It’s cold. Actually cold, not kinda sorta cold, or just below freezing, or 45º today and 25º tomorrow ‘cold.’ No, it’s cold, ten degrees at noon and going down into the negatives tonight, something we hardly see at all anymore in Vermont, especially below 1500 feet in the balmy valleys. No, thanks to climate change the long, cold, hard Vermont winters of yore are long gone, a thing of the past, but that doesn’t mean it’s not cold. It is. Cold. And - you guessed it - a great time for taking out large woody stemmed invasive species, especially on wetter sites where the ground is now frozen solid. I’m currently working in exactly this kind of area, a literal buckthorn and honeysuckle swamp that’s not just wet most of the growing season, but nearly impassable with branches, canes, undergrowth, deadwood, and of course wall to wall honeysuckle, privet, multiflora rose, and buckthorn. In the single digits of mid-winter it’s still a thick tangle of deadfall and deadwood and happy happy invasives of all shapes and sizes, many tipped over when the soil was soft and wet but still alive and growing and reaching up towards the bright blue (very cold) sky.

There’s only one way to take this kind of mess on (okay, sure, there are a bunch of ways, but if you want to remove and clear the invasives without destroying the substrate and everything else and/or spraying pounds - yes, pounds - of chemicals, this is it). You wade in and start cutting. Okay, not exactly. As the wise man said, you got to have a plan. And indeed you do. In this case, in order to get this really challenging site done with some kind of ecological sensitivity, at a reasonable cost, and in real time, you have to deploy the right tools and strategies in the most efficient way (and, of course, deploy your own hard work). Which in this case goes something like this:
In order to drop and disassemble the many, many (did I say many?) buckthorn you need open space, which means taking out the numerous understory honeysuckle (and in this case privet) of varying sizes. A high horsepower brushcutter with a sharp blade makes short work of this, including cutting the larger stems and branches into pileable pieces (see previous post on your good friend, the brush pile). And as on this site I’m using a low-dose herbicide strategy, I immediately follow cutting with 20% aquatic glyphosate cut stem treatment using a small spray bottle, a fast, efficient, highly precise and targeted application that uses very small amounts of herbicide with no drift and almost no overspray.

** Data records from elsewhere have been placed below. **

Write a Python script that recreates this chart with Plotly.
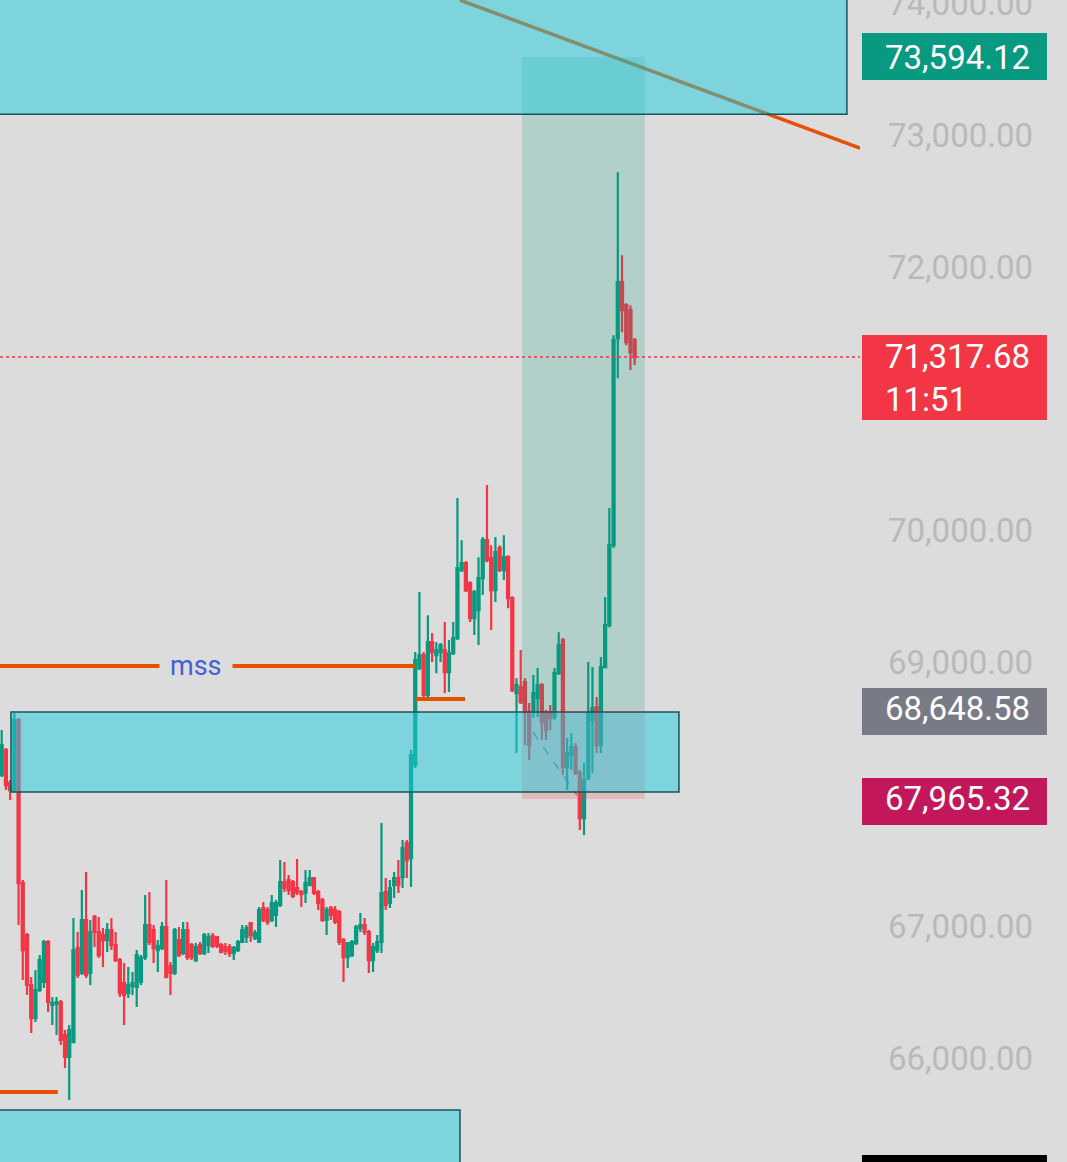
import plotly.graph_objects as go

# candle data (BTC, price in USD)
opens = [68147, 68336, 68086, 68033, 68564, 67327, 66933, 66554, 66303, 66516,
         66577, 66880, 66402, 66410, 66425, 66174, 66008, 66121, 66834, 66645,
         67047, 66645, 67070, 66956, 66933, 66895, 66971, 66857, 66743, 66569,
         66493, 66546, 66539, 66577, 66766, 67009, 66971, 66819, 66834, 66994,
         66698, 66645, 66895, 66796, 66971, 66857, 66743, 66857, 66796, 66857,
         66925, 66918, 66857, 66842, 66842, 66796, 66819, 66880, 66918, 67024,
         66910, 66880, 67138, 67123, 67047, 67085, 67161, 67335, 67350, 67335,
         67290, 67259, 67252, 67312, 67365, 67259, 67199, 67047, 67138, 67123,
         67107, 66895, 66766, 66781, 66872, 66986, 67009, 66956, 66743, 66819,
         66880, 67259, 67176, 67312, 67365, 67373, 67631, 67517, 68223, 68958,
         69057, 68754, 69156, 69057, 69080, 69095, 68928, 69072, 69186, 69702,
         69755, 69603, 69338, 69398, 69641, 69929, 69793, 69550, 69869, 69702,
         69800, 69489, 68769, 68814, 68852, 68625, 68640, 68731, 68829, 68617,
         68625, 68587, 68920, 69171, 68207, 68298, 68359, 68162, 67820, 68124,
         68564, 68662, 68374, 68966, 69284, 69891, 71462, 71886, 71712, 71674,
         71446]
highs = [68488, 68352, 68109, 68617, 68579, 67350, 66948, 66614, 66668, 66781,
         66895, 66895, 66463, 66463, 66440, 66212, 66250, 67062, 66956, 67274,
         67411, 67047, 67085, 67070, 66986, 67024, 67062, 66956, 66759, 66721,
         66690, 66652, 66819, 66781, 67236, 67259, 67009, 66895, 67032, 67350,
         66728, 66986, 66994, 67032, 67032, 66872, 66872, 66880, 66948, 66948,
         66948, 66925, 66872, 66872, 66865, 66850, 66895, 67009, 67009, 67032,
         66971, 67145, 67183, 67145, 67236, 67199, 67502, 67487, 67388, 67350,
         67510, 67274, 67426, 67426, 67373, 67274, 67214, 67145, 67153, 67153,
         67123, 66910, 66880, 66895, 67009, 67100, 67062, 66971, 66872, 66933,
         67783, 67365, 67350, 67411, 67502, 67654, 67654, 68336, 69080, 69535,
         69080, 69360, 69224, 69156, 69148, 69307, 69171, 69307, 70248, 69929,
         69770, 69618, 69550, 69800, 69952, 70347, 69891, 69952, 69891, 69967,
         69815, 69504, 68882, 69095, 68882, 68693, 68905, 68958, 68845, 68640,
         68678, 68958, 69231, 69186, 68427, 68465, 68389, 68185, 68238, 69004,
         68966, 68738, 69042, 69497, 70172, 71484, 72721, 72091, 71727, 71712,
         71462]
lows = [68132, 68033, 67957, 68018, 67009, 66592, 66478, 66190, 66273, 66501,
        66531, 66349, 66250, 66174, 66099, 65924, 65681, 66114, 66607, 66630,
        66607, 66554, 66842, 66759, 66690, 66804, 66819, 66728, 66463, 66250,
        66455, 66478, 66387, 66554, 66743, 66857, 66721, 66652, 66819, 66607,
        66478, 66630, 66766, 66781, 66743, 66743, 66728, 66781, 66781, 66796,
        66834, 66834, 66796, 66781, 66766, 66743, 66804, 66872, 66872, 66880,
        66895, 66872, 67032, 67009, 67032, 66994, 67145, 67259, 67236, 67214,
        67236, 67145, 67176, 67305, 67236, 67123, 67032, 66933, 67047, 67016,
        66857, 66577, 66683, 66766, 66857, 66956, 66933, 66645, 66652, 66796,
        66796, 67123, 67138, 67214, 67252, 67290, 67365, 67297, 68200, 68943,
        68738, 68738, 69004, 68920, 69004, 68769, 68776, 69057, 69171, 69687,
        69535, 69307, 69209, 69133, 69512, 69762, 69247, 69459, 69687, 69626,
        69413, 68776, 68314, 68685, 68374, 68260, 68579, 68587, 68412, 68412,
        68488, 68564, 68905, 68147, 68033, 68185, 68147, 67729, 67692, 68109,
        68162, 68314, 68314, 68958, 69269, 69869, 71158, 71507, 71408, 71219,
        71257]
closes = [68374, 68071, 68033, 68564, 67327, 66819, 66554, 66303, 66516, 66743,
          66880, 66425, 66417, 66425, 66137, 66008, 66212, 66819, 66630, 67047,
          66630, 66956, 66956, 66781, 66895, 66971, 66857, 66743, 66493, 66478,
          66554, 66569, 66781, 66759, 67009, 66880, 66834, 66850, 66994, 66614,
          66645, 66971, 66781, 66971, 66766, 66766, 66842, 66796, 66933, 66918,
          66850, 66850, 66804, 66812, 66796, 66834, 66880, 66971, 66986, 66933,
          66948, 67123, 67047, 67032, 67176, 67176, 67335, 67290, 67274, 67229,
          67259, 67244, 67327, 67365, 67252, 67176, 67047, 67123, 67085, 67032,
          66880, 66766, 66872, 66880, 66994, 67009, 66956, 66743, 66842, 66880,
          67252, 67161, 67290, 67365, 67312, 67593, 67502, 68298, 69019, 69057,
          68754, 69156, 69080, 69095, 69133, 68928, 69072, 69186, 69717, 69755,
          69550, 69338, 69535, 69641, 69929, 69778, 69550, 69838, 69702, 69800,
          69489, 68791, 68829, 68700, 68625, 68374, 68769, 68829, 68549, 68488,
          68579, 68920, 69133, 68207, 68314, 68359, 68162, 67820, 68109, 68617,
          68655, 68374, 68966, 69284, 69891, 71446, 71886, 71674, 71431, 71355,
          71317.68]
bars = list(range(len(closes)))

# price axis
shown_ticks = [66000, 67000, 69000, 70000, 72000, 73000, 74000]

# drawings (bar index, price)
zone_top = dict(x0=-5, x1=200.3, y0=73161, y1=74600)
zone_mid = dict(x0=2.2, x1=160.5, y0=68018, y1=68625)
zone_low = dict(x0=-5, x1=108.6, y0=64500, y1=65606)
mss_line = dict(x0=-5, x1=97.9, y=68974)
mss_text_x = 46.0
low_line = dict(x0=98.2, x1=109.8, y=68723)
old_low_line = dict(x0=-5, x1=13.3, y=65742)
trend_line = dict(x0=108.6, y0=74027, x1=203.4, y1=72903)
trade_path = dict(x0=125.9, y0=68473, x1=136.3, y1=67995)
pos_x0, pos_x1 = 123.3, 152.4
target, entry, stop = 73594.12, 68648.58, 67965.32
last_price = 71317.68
countdown = '11:51'

BG = '#dcdcdc'
UP = '#089981'
DOWN = '#f23645'
ORANGE = '#e65100'
ZONE_FILL = 'rgba(31,203,219,0.5)'
ZONE_EDGE = '#17545c'

fig = go.Figure(go.Candlestick(
    x=bars, open=opens, high=highs, low=lows, close=closes,
    increasing=dict(line=dict(color=UP, width=2.2), fillcolor=UP),
    decreasing=dict(line=dict(color=DOWN, width=2.2), fillcolor=DOWN),
    whiskerwidth=0,
    hoverinfo='skip',
))

shapes = []


def hline(d, width=4):
    shapes.append(dict(type='line', xref='x', yref='y', x0=d['x0'], x1=d['x1'],
                       y0=d['y'], y1=d['y'], layer='above',
                       line=dict(color=ORANGE, width=width)))


hline(mss_line)
hline(low_line)
hline(old_low_line)
shapes.append(dict(type='line', xref='x', yref='y', layer='above',
                   x0=trend_line['x0'], y0=trend_line['y0'],
                   x1=trend_line['x1'], y1=trend_line['y1'],
                   line=dict(color=ORANGE, width=3.5)))

# long position box
shapes.append(dict(type='rect', xref='x', yref='y', x0=pos_x0, x1=pos_x1,
                   y0=entry, y1=target, layer='above', line_width=0,
                   fillcolor='rgba(8,153,129,0.2)'))
shapes.append(dict(type='rect', xref='x', yref='y', x0=pos_x0, x1=pos_x1,
                   y0=stop, y1=entry, layer='above', line_width=0,
                   fillcolor='rgba(242,54,69,0.2)'))
shapes.append(dict(type='line', xref='x', yref='y', layer='above',
                   x0=trade_path['x0'], y0=trade_path['y0'],
                   x1=trade_path['x1'], y1=trade_path['y1'],
                   line=dict(color='rgba(90,90,120,0.7)', width=1.5, dash='dash')))

for z in (zone_top, zone_mid, zone_low):
    shapes.append(dict(type='rect', xref='x', yref='y', layer='above',
                       x0=z['x0'], x1=z['x1'], y0=z['y0'], y1=z['y1'],
                       fillcolor=ZONE_FILL, line=dict(color=ZONE_EDGE, width=1.5)))

# last price line
shapes.append(dict(type='line', xref='paper', yref='y', x0=0, x1=1,
                   y0=last_price, y1=last_price, layer='above',
                   line=dict(color=DOWN, width=1.5, dash='dot')))

# price badges on the scale
badges = [(target, UP, -23, 24, '73,594.12'),
          (last_price, DOWN, -63, 22, '71,317.68<br>' + countdown),
          (entry, '#787b86', -26, 21, '68,648.58'),
          (stop, '#c2185b', -26, 21, '67,965.32')]
annotations = []
for price, color, lo, hi, label in badges:
    shapes.append(dict(type='rect', xref='paper', yref='y', ysizemode='pixel',
                       yanchor=price, y0=lo, y1=hi, x0=1.0023, x1=1.2174,
                       fillcolor=color, line_width=0, layer='above'))
    two = '<br>' in label
    annotations.append(dict(xref='paper', yref='y', x=1.027, y=price,
                            xanchor='left', yanchor='top' if two else 'middle',
                            yshift=22 if two else 0, text=label, showarrow=False,
                            align='left',
                            font=dict(family='Roboto', size=33, color='white')))
shapes.append(dict(type='rect', xref='paper', yref='paper', x0=1.0023, x1=1.2174,
                   y0=-0.01, y1=0.006, fillcolor='black', line_width=0))

annotations.append(dict(xref='x', yref='y', x=mss_text_x, y=mss_line['y'],
                        text='mss', showarrow=False, bgcolor=BG, borderpad=10,
                        font=dict(family='Roboto', size=27, color='#4360d8')))

fig.update_layout(
    width=1067, height=1162,
    margin=dict(l=0, r=207, t=0, b=0, pad=0),
    paper_bgcolor=BG, plot_bgcolor=BG,
    showlegend=False,
    shapes=shapes,
    annotations=annotations,
    xaxis=dict(visible=False, range=[-0.4, 203.4], rangeslider=dict(visible=False)),
    yaxis=dict(side='right', range=[65211, 74027], tickvals=shown_ticks,
               tickformat=',.2f', showgrid=False, zeroline=False, showline=False,
               ticks='', ticklabelstandoff=27, automargin=False,
               ticklabeloverflow='allow',
               tickfont=dict(family='Roboto', size=33, color='#b9b9b9')),
)

fig.write_html('out.html', config=dict(displayModeBar=False),
               post_script="document.body.style.margin='0';")
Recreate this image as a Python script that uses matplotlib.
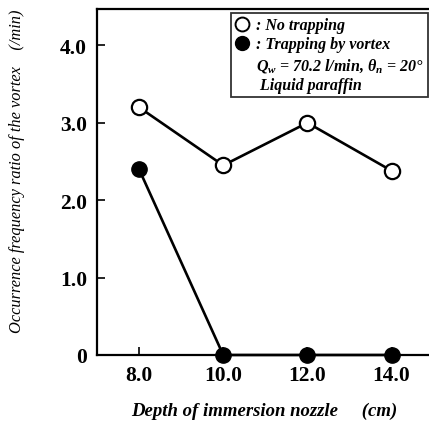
import matplotlib.pyplot as plt
from matplotlib.lines import Line2D

# dati
depth = [8.0, 10.0, 12.0, 14.0]
no_trapping = [3.2, 2.45, 3.0, 2.38]
trapping = [2.4, 0.0, 0.0, 0.0]

x_ticks = [8.0, 10.0, 12.0, 14.0]
x_ticklabels = ["8.0", "10.0", "12.0", "14.0"]
y_ticks = [0, 1.0, 2.0, 3.0, 4.0]
y_ticklabels = ["0", "1.0", "2.0", "3.0", "4.0"]

plt.rcParams["font.family"] = "Liberation Serif"
plt.rcParams["mathtext.fontset"] = "custom"
plt.rcParams["mathtext.it"] = "Liberation Serif:bold:italic"
plt.rcParams["mathtext.rm"] = "Liberation Serif:bold"

fig = plt.figure(figsize=(4.29, 4.27), dpi=100)
ax = fig.add_axes([0.226, 0.1663, 0.78, 0.8103])

ax.plot(depth, no_trapping, color="black", lw=1.9, marker="o", ms=11,
        mfc="white", mec="black", mew=1.6, zorder=3, clip_on=False)
ax.plot(depth, trapping, color="black", lw=1.9, marker="o", ms=11,
        mfc="black", mec="black", zorder=3, clip_on=False)

ax.set_xlim(7.0, 14.95)
ax.set_ylim(0, 4.47)
ax.set_xticks(x_ticks)
ax.set_xticklabels(x_ticklabels)
ax.set_yticks(y_ticks)
ax.set_yticklabels(y_ticklabels)
ax.tick_params(direction="in", length=6, width=1.2, labelsize=15.5, pad=7)
for lab in ax.get_xticklabels() + ax.get_yticklabels():
    lab.set_fontweight("bold")

ax.spines["right"].set_visible(False)
for s in ["left", "bottom", "top"]:
    ax.spines[s].set_linewidth(1.6)

ax.set_xlabel("Depth of immersion nozzle     (cm)", fontsize=13.5,
              fontweight="bold", style="italic", labelpad=12)
ax.set_ylabel("Occurrence frequency ratio of the vortex    (/min)", fontsize=11.8,
              style="italic")
ax.yaxis.set_label_coords(-0.215, 0.535)

h_open = Line2D([], [], ls="none", marker="o", ms=10, mfc="white", mec="black", mew=1.4)
h_fill = Line2D([], [], ls="none", marker="o", ms=10, mfc="black", mec="black")
h_blank = Line2D([], [], ls="none")
leg = ax.legend([h_open, h_fill, h_blank, h_blank],
                [": No trapping", ": Trapping by vortex",
                 r"$Q_w$ = 70.2 l/min, $\theta_n$ = 20°", " Liquid paraffin"],
                loc="upper right", bbox_to_anchor=(0.988, 0.988),
                prop={"family": "Liberation Serif", "weight": "bold",
                      "style": "italic", "size": 11.5},
                frameon=True, fancybox=False, edgecolor="black",
                handlelength=0.8, handletextpad=0.5, labelspacing=0.2,
                borderpad=0.25, borderaxespad=0)
leg.get_frame().set_linewidth(1.3)

fig.savefig("out.png", dpi=100)
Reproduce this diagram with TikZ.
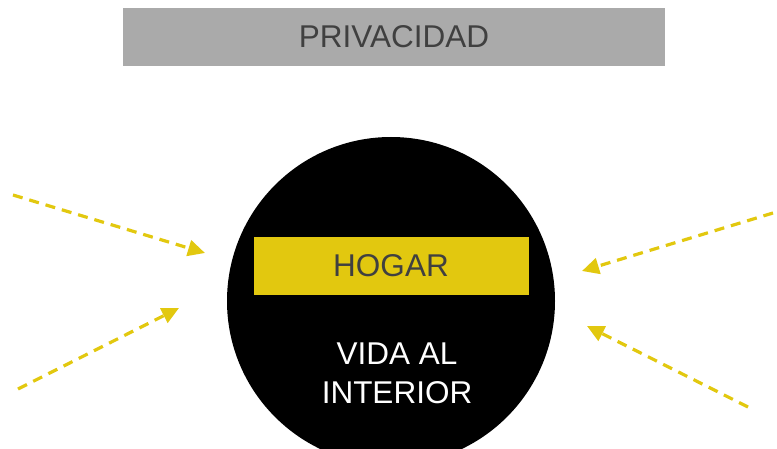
\documentclass[tikz,border=0pt]{standalone}
\usepackage{fontspec}
\setmainfont{Liberation Sans}
\usetikzlibrary{arrows.meta}
\definecolor{bannergray}{HTML}{AAAAAA}
\definecolor{hogaryellow}{HTML}{E2C80F}
\definecolor{textgray}{HTML}{404040}

\begin{document}
\begin{tikzpicture}[x=1pt, y=-1pt,
  lbl/.style={font=\fontsize{31.5}{39}\selectfont, inner sep=0pt},
  band/.style={lbl, text=textgray, minimum height=58pt},
  arr/.style={-{Triangle[length=17pt, width=16pt]}, line width=3.2pt, hogaryellow, dash pattern=on 10pt off 7pt}]
\useasboundingbox (0,0) rectangle (777,449);
\node[band, fill=bannergray, minimum width=542pt] (priv) at (394,37) {PRIVACIDAD};
\node[circle, fill=black, minimum size=328pt, inner sep=0pt] (home) at (391,301) {};
\node[band, fill=hogaryellow, minimum width=275pt] (hogar) at (391,266) {HOGAR};
\node[lbl, text=white, align=center] (vida) at (397,373) {VIDA AL\\INTERIOR};
% flechas hacia el hogar
\coordinate (upL) at (13,195);   \coordinate (upLtip) at (205,253);
\coordinate (loL) at (18,389);   \coordinate (loLtip) at (179,308);
\coordinate (upR) at (773,213);  \coordinate (upRtip) at (582,271);
\coordinate (loR) at (748,407);  \coordinate (loRtip) at (587,326);
\foreach \a/\b in {upL/upLtip, loL/loLtip, upR/upRtip, loR/loRtip} \draw[arr] (\a) -- (\b);
\end{tikzpicture}
\end{document}
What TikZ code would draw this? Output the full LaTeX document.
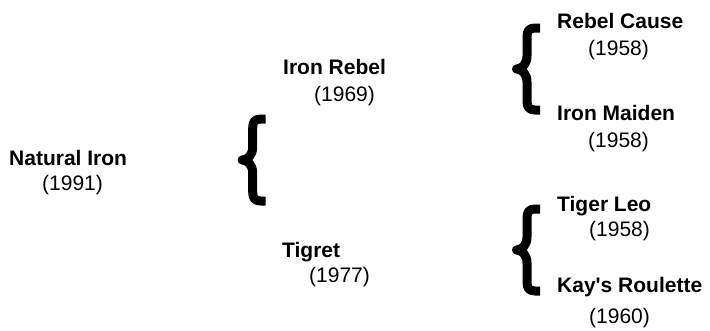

Once the honeysuckle (and privet, and multiflora rose) are cut, piled, and out of the way, it’s buckthorn time. My trusty Stihl eats buckthorn for breakfast, lunch, and a late afternoon snack - this is the fun stuff, where I get to pretend I’m Paul Bunyan dropping 100’ spruce in the great north woods. (Realty check - I’m really just trying to not kill or maim myself.) But dropping, limbing, and bucking the ‘thorns goes much quicker once the field is cleared for landing. The obvious theme here is efficiency. Sure, the landowner could bring in the skid-steers and chip everything to the ground, or basal bark and foliar spray everything in sight leaving an edge to edge, impassable tangle of dead mid- and understory biomass (which would also be something of a fire hazard…). These are efficient, real world options that have real advantages. But what if you apply the same ideas of efficiency, especially efficiencies of scale, to ecologically sensitive removal and management of invasive species? Answer: you get transformation of effectively “dead zones” of invasive choked landscape to rapid recovery of native natural communities and landscapes in real time, with minimal disturbance, at cost competitive rates.
The final step in the above scenario will be followup spot spraying and brushcutting of regrowth after a month or two of spring leaf-out. After that, and with very low-intensity maintenance, what you have is a nearly 100% changed ecosystem in which native tree, shrub, and herbaceous species will rapidly populate into self organizing systems of emergent natural communities; in which soils degraded by invasive induced changes and deficits in chemistry, nutrients, mycorrhizal development, microorganisms, and microbial activity return to bioactive richness; and where an effective “food desert” for insect and arthropod populations - especially Lepidoptera - will be replaced by native species that support these taxa, and everything that relies on them for food and ecosystem services.
This is what “ecologically sensitive” means to me - to turn these degraded landscapes around to functional ecosystems as fast as possible, with the least possible amount of damaging mechanical and/or chemical disturbance, as affordably as possible. Changing the world, one parcel at a time.